The northwest hawk, however, is not the only raptor causing problems on Calgary routes.

According to the Herald, Canada Post suspended delivery near Lake Newell Crescent S.E. this month, after a letter carrier was dive bombed repeatedly.

Tobin carries the racket not to hit the bird, he told the National Post, but rather to confuse it.

"It goes for your high point. It would hit my tennis racket before it hit me."

He was using a baseball bat, but neighbours didn't like the look of it, so he switched to the racket, he explained to the Herald.

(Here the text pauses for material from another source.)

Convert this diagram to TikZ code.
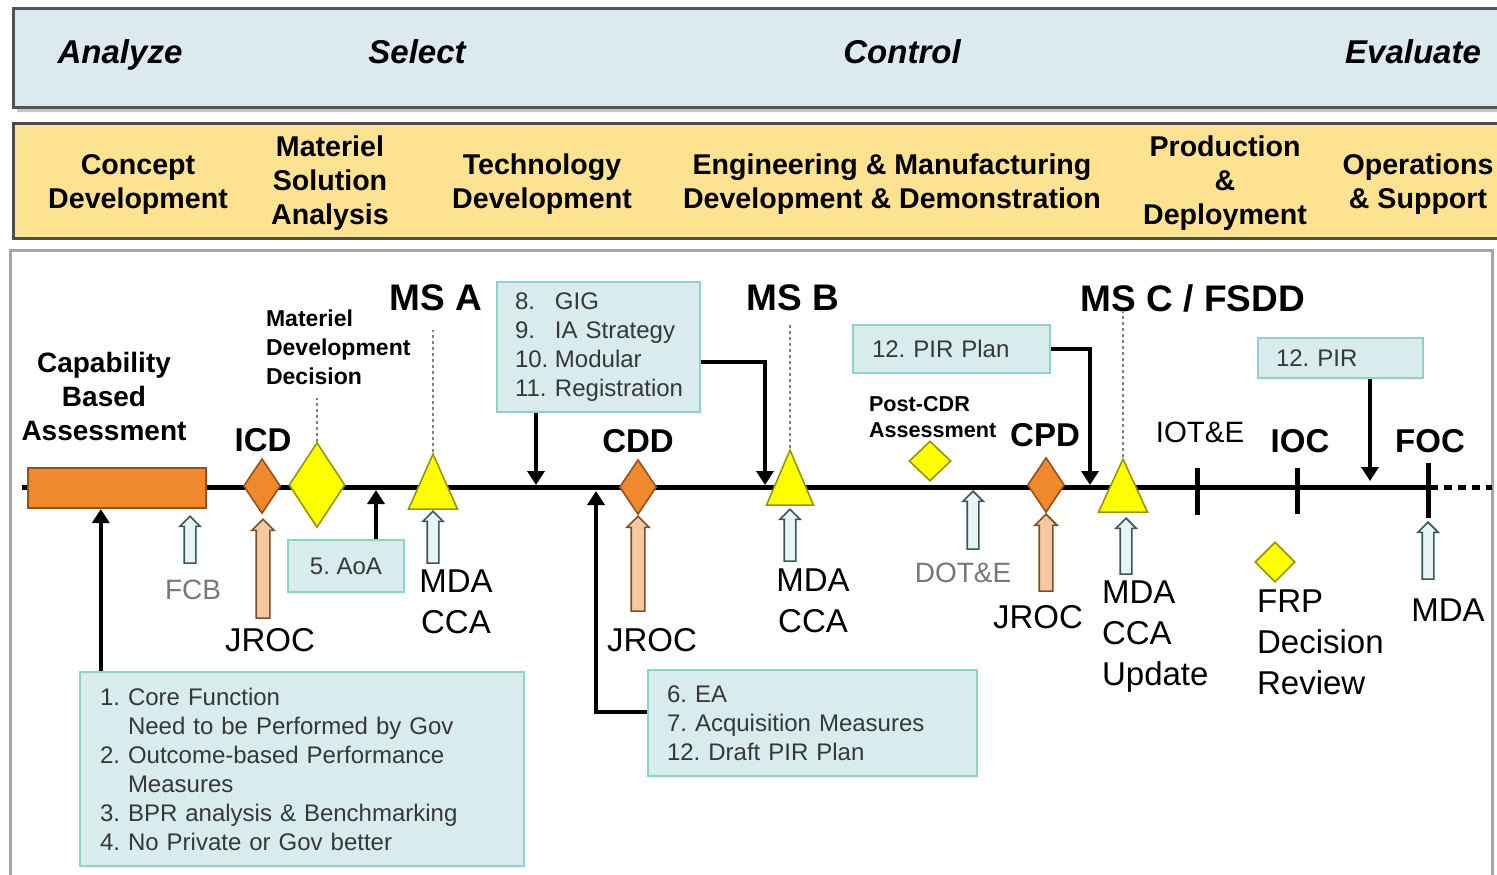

Mail carriers in Winnipeg faced similar issues last year, when angry birds continually swooped at a mail carrier in the Transcona neighbourhood.

"It's not a normal hazard our carriers face everyday," Steven Keown, with Canada Post in Winnipeg, told CBC News last year.

Animal attacks on postal workers aren't anything new, although postal carriers are most often the target of dogs. In 2011, reports Global News, 554 animal interactions were recorded by Canada Post and in 2012 carriers faced 598 attacks.

After Ontario, Alberta racked up the most attacks on postal workers, with 119 incidents in 2012.

Tobin told the National Post that mail carriers in Alberta are getting creative in their aerial attack defence.

Last year one woman took to wearing a bike helmet while delivering letters, and several workers have tried ditching their hats and mail bags -- items Tobin feels the hawks have come to recognize and target.

Fish and Wildlife officials have also told residents in Lake Bonavista to try wearing sunglasses on the back of their head when passing the nest and have advised construction workers in the area to paint eyes on the back of their hardhats, reports the Calgary Herald.